Dynamic Web Scraper Using Crew AI and Ollama

Introduction

This application serves as a dynamic web scraper designed to efficiently extract data from websites using Crew ai and Ollama Locally Hosted Models.It leverages the capabilities of the Ollama model, which is an alternative to OpenAI's GPT-4.

The choice to use Ollama over GPT-4 is primarily due to cost-effectiveness, as Ollama provides a more affordable solution while still delivering powerful natural language processing and understanding capabilities.

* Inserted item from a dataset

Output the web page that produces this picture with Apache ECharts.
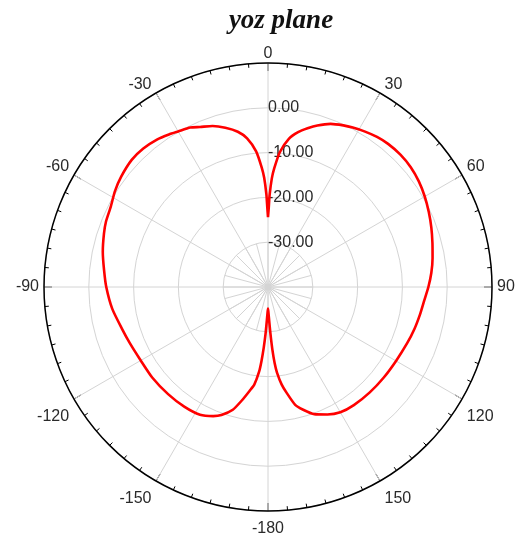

The application is built with flexibility in mind, allowing users to specify the type of data they wish to extract, and it is equipped to handle pagination for comprehensive data collection.

Tools

This web scraper is built using a combination of Python libraries and frameworks, each contributing to different aspects of the application:

  • LangChain: Provide tools for integrating large language models (LLMs) like Ollama into applications, as well as utilities for text splitting and HTML-to-text transformation.
  • CrewAI: Facilitates the creation of agents and tasks, enabling a structured approach to web scraping and data extraction.
  • Requests: A popular HTTP library for Python, used to send HTTP requests and interact with web pages.
  • BeautifulSoup: A Python library for parsing HTML and XML documents, used for web scraping and extracting data from web pages.
  • Dotenv: A Python library that allows the application to load environment variables from a .env file, keeping sensitive information like API keys secure.
  • Urllib: A Python module used for URL handling, helping to parse and construct URLs.
  • JSON: A lightweight data interchange format, used for storing and exchanging the extracted data.
  • Re: The Python module for working with regular expressions, which helps in identifying patterns in text, such as pagination links.

How It Works

The application operates in several stages:

  1. User Input: The user is prompted to enter a list of properties they wish to extract from the target website, which is then used to create a JSON schema.
  2. Web Scraping: The application asks the user for the URL of the website they want to scrape. It then uses the BeautifulSoup library to navigate the HTML content and extract the text.
  3. Data Extraction: The extracted text is passed to an extraction agent powered by the Ollama model, which processes the text and extracts the relevant data based on the provided schema.
  4. Pagination Handling: If pagination is enabled, the application will automatically find the 'Next' link on the page and continue scraping subsequent pages until no further pages are found.
  5. Data Storage: The extracted data is saved in a JSON file for later use or analysis.

Example/Demo

Here's a brief demonstration of how the application works:

  1. The user inputs the properties they want to extract, such as "type_of_property_listed, location_of_property_listed, size_of_property_listed,price_of_property_listed, purpose_of_property_listed".
  2. They then provide the URL of the OLX or Zameen listing page they wish to scrape such as "https://www.zameen.com/Homes/Islamabad-3-1.html".
  3. The web scraper agent begins its task, scraping the website content and passing the data to the extraction agent.
  4. The extraction agent processes the content, extracting information matching the user-defined schema.
  5. The extracted data is appended to a JSON file named zameen_scraped_data.json.

How to Start

To run the application, follow these steps:

  1. Ensure you have Python installed on your system.
  2. Clone the repository to your local machine.
  3. Install the required dependencies by running pip install -r requirements.txt.
  4. Create a .env file in the root directory and define the MODEL_NAME and PAGINATION and FILE_NAME environment variables.
  5. Run the application by executing python scraper.py in your terminal.
  6. Follow the on-screen prompts to input the properties and URL for scraping.

Setting Up Ollama

  • Install Ollama: Ensure that Ollama is properly installed in your environment. Follow the installation guide provided by Ollama for detailed instructions.

Integrating Ollama with CrewAI

  • Instantiate Ollama Model: Create an instance of the Ollama model. You can specify the model and the base URL during instantiation. For example:
from langchain.llms import Ollama
ollama_openhermes = Ollama(model="agent")
# Pass Ollama Model to Agents: When creating your agents within the CrewAI framework, you can pass the Ollama model as an argument to the Agent constructor. For instance:

def local_expert(self):
	return Agent(
		role='Local Expert at this city',
		goal='Provide the BEST insights about the selected city',
		backstory="""A knowledgeable local guide with extensive information
		about the city, it's attractions and customs""",
		tools=[
			SearchTools.search_internet,
			BrowserTools.scrape_and_summarize_website,
		],
		llm=ollama_openhermes, # Ollama model passed here
		verbose=True
	)

Advantages of Using Local Models

  • Privacy: Local models allow processing of data within your own infrastructure, ensuring data privacy.
  • Customization: You can customize the model to better suit the specific needs of your tasks.
  • Performance: Depending on your setup, local models can offer performance benefits, especially in terms of latency.

Before running the application, make sure you have read and understood the terms of service of the website you intend to scrape, as web scraping may not be allowed on some websites without permission.